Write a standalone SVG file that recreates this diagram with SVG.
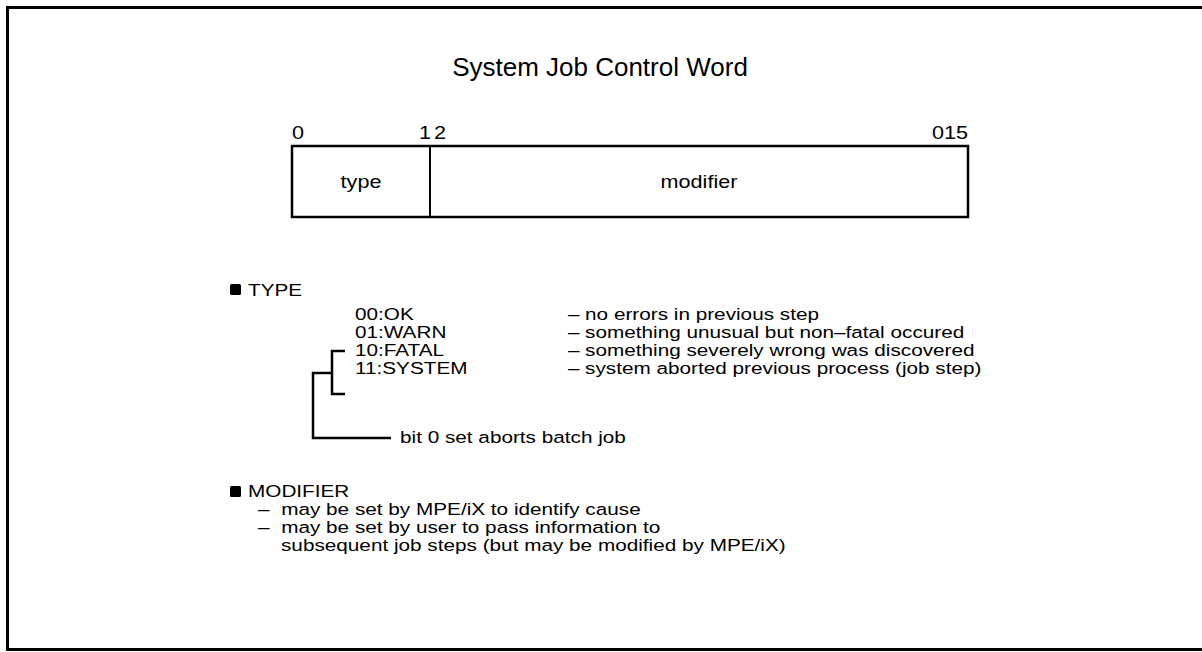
<svg xmlns="http://www.w3.org/2000/svg" width="1202" height="652" viewBox="0 0 1202 652">
<style>
text{font-family:"Liberation Sans",Arial,sans-serif;fill:#000}
.t{font-size:17px}
.n{font-size:18px}
.ln{stroke:#000;stroke-width:2.5;fill:none}
</style>
<rect x="0" y="0" width="1202" height="652" fill="#fff"/>
<rect x="7.5" y="7.5" width="1210" height="642" fill="none" stroke="#000" stroke-width="3"/>
<g id="title"><text x="600" y="76" font-size="26" text-anchor="middle">System Job Control Word</text></g>
<g id="word">
<rect x="292" y="146" width="676" height="71" fill="#fff" stroke="#000" stroke-width="2.5"/>
<line x1="430" y1="146" x2="430" y2="217" stroke="#000" stroke-width="2"/>
<text class="n" transform="translate(292,139) scale(1.2,1)">0</text>
<text class="n" transform="translate(419,139) scale(1.2,1)">1</text>
<text class="n" transform="translate(434,139) scale(1.2,1)">2</text>
<text class="n" transform="translate(968,139) scale(1.2,1)" text-anchor="end">015</text>
<text class="n" transform="translate(361,188) scale(1.2,1)" text-anchor="middle">type</text>
<text class="n" transform="translate(699,188) scale(1.2,1)" text-anchor="middle">modifier</text>
</g>
<g id="type-section">
<rect x="230" y="284" width="11" height="11" rx="1.5" fill="#000"/>
<text class="t" transform="translate(248,296) scale(1.22,1)">TYPE</text>
<text class="t" transform="translate(355,320) scale(1.22,1)">00:OK</text>
<text class="t" transform="translate(355,338) scale(1.22,1)">01:WARN</text>
<text class="t" transform="translate(355,356) scale(1.22,1)">10:FATAL</text>
<text class="t" transform="translate(355,374) scale(1.22,1)">11:SYSTEM</text>
<text class="t" transform="translate(568,320) scale(1.22,1)">–<tspan x="14">no errors in previous step</tspan></text>
<text class="t" transform="translate(568,338) scale(1.22,1)">–<tspan x="14">something unusual but non–fatal occured</tspan></text>
<text class="t" transform="translate(568,356) scale(1.22,1)">–<tspan x="14">something severely wrong was discovered</tspan></text>
<text class="t" transform="translate(568,374) scale(1.22,1)">–<tspan x="14">system aborted previous process (job step)</tspan></text>
<text class="t" transform="translate(400,443) scale(1.22,1)">bit 0 set aborts batch job</text>
</g>
<g id="connectors">
<polyline class="ln" points="345,351 332,351 332,394 345,394"/>
<polyline class="ln" points="332,373 313,373 313,438 391,438"/>
</g>
<g id="modifier-section">
<rect x="230" y="486" width="11" height="11" rx="1.5" fill="#000"/>
<text class="t" transform="translate(248,497) scale(1.22,1)">MODIFIER</text>
<text class="t" transform="translate(258,515) scale(1.22,1)">–<tspan x="19">may be set by MPE/iX to identify cause</tspan></text>
<text class="t" transform="translate(258,533) scale(1.22,1)">–<tspan x="19">may be set by user to pass information to</tspan></text>
<text class="t" transform="translate(281,551) scale(1.22,1)">subsequent job steps (but may be modified by MPE/iX)</text>
</g>
</svg>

> [The exercise] Using the material above, set down every line exactly, but skip the pictures.

> [Reply]
Write a standalone SVG file that recreates this diagram with SVG.
<svg xmlns="http://www.w3.org/2000/svg" width="1202" height="652" viewBox="0 0 1202 652">
<style>
text{font-family:"Liberation Sans",Arial,sans-serif;fill:#000}
.t{font-size:17px}
.n{font-size:18px}
.ln{stroke:#000;stroke-width:2.5;fill:none}
</style>
<rect x="0" y="0" width="1202" height="652" fill="#fff"/>
<rect x="7.5" y="7.5" width="1210" height="642" fill="none" stroke="#000" stroke-width="3"/>
<g id="title"><text x="600" y="76" font-size="26" text-anchor="middle">System Job Control Word</text></g>
<g id="word">
<rect x="292" y="146" width="676" height="71" fill="#fff" stroke="#000" stroke-width="2.5"/>
<line x1="430" y1="146" x2="430" y2="217" stroke="#000" stroke-width="2"/>
<text class="n" transform="translate(292,139) scale(1.2,1)">0</text>
<text class="n" transform="translate(419,139) scale(1.2,1)">1</text>
<text class="n" transform="translate(434,139) scale(1.2,1)">2</text>
<text class="n" transform="translate(968,139) scale(1.2,1)" text-anchor="end">015</text>
<text class="n" transform="translate(361,188) scale(1.2,1)" text-anchor="middle">type</text>
<text class="n" transform="translate(699,188) scale(1.2,1)" text-anchor="middle">modifier</text>
</g>
<g id="type-section">
<rect x="230" y="284" width="11" height="11" rx="1.5" fill="#000"/>
<text class="t" transform="translate(248,296) scale(1.22,1)">TYPE</text>
<text class="t" transform="translate(355,320) scale(1.22,1)">00:OK</text>
<text class="t" transform="translate(355,338) scale(1.22,1)">01:WARN</text>
<text class="t" transform="translate(355,356) scale(1.22,1)">10:FATAL</text>
<text class="t" transform="translate(355,374) scale(1.22,1)">11:SYSTEM</text>
<text class="t" transform="translate(568,320) scale(1.22,1)">–<tspan x="14">no errors in previous step</tspan></text>
<text class="t" transform="translate(568,338) scale(1.22,1)">–<tspan x="14">something unusual but non–fatal occured</tspan></text>
<text class="t" transform="translate(568,356) scale(1.22,1)">–<tspan x="14">something severely wrong was discovered</tspan></text>
<text class="t" transform="translate(568,374) scale(1.22,1)">–<tspan x="14">system aborted previous process (job step)</tspan></text>
<text class="t" transform="translate(400,443) scale(1.22,1)">bit 0 set aborts batch job</text>
</g>
<g id="connectors">
<polyline class="ln" points="345,351 332,351 332,394 345,394"/>
<polyline class="ln" points="332,373 313,373 313,438 391,438"/>
</g>
<g id="modifier-section">
<rect x="230" y="486" width="11" height="11" rx="1.5" fill="#000"/>
<text class="t" transform="translate(248,497) scale(1.22,1)">MODIFIER</text>
<text class="t" transform="translate(258,515) scale(1.22,1)">–<tspan x="19">may be set by MPE/iX to identify cause</tspan></text>
<text class="t" transform="translate(258,533) scale(1.22,1)">–<tspan x="19">may be set by user to pass information to</tspan></text>
<text class="t" transform="translate(281,551) scale(1.22,1)">subsequent job steps (but may be modified by MPE/iX)</text>
</g>
</svg>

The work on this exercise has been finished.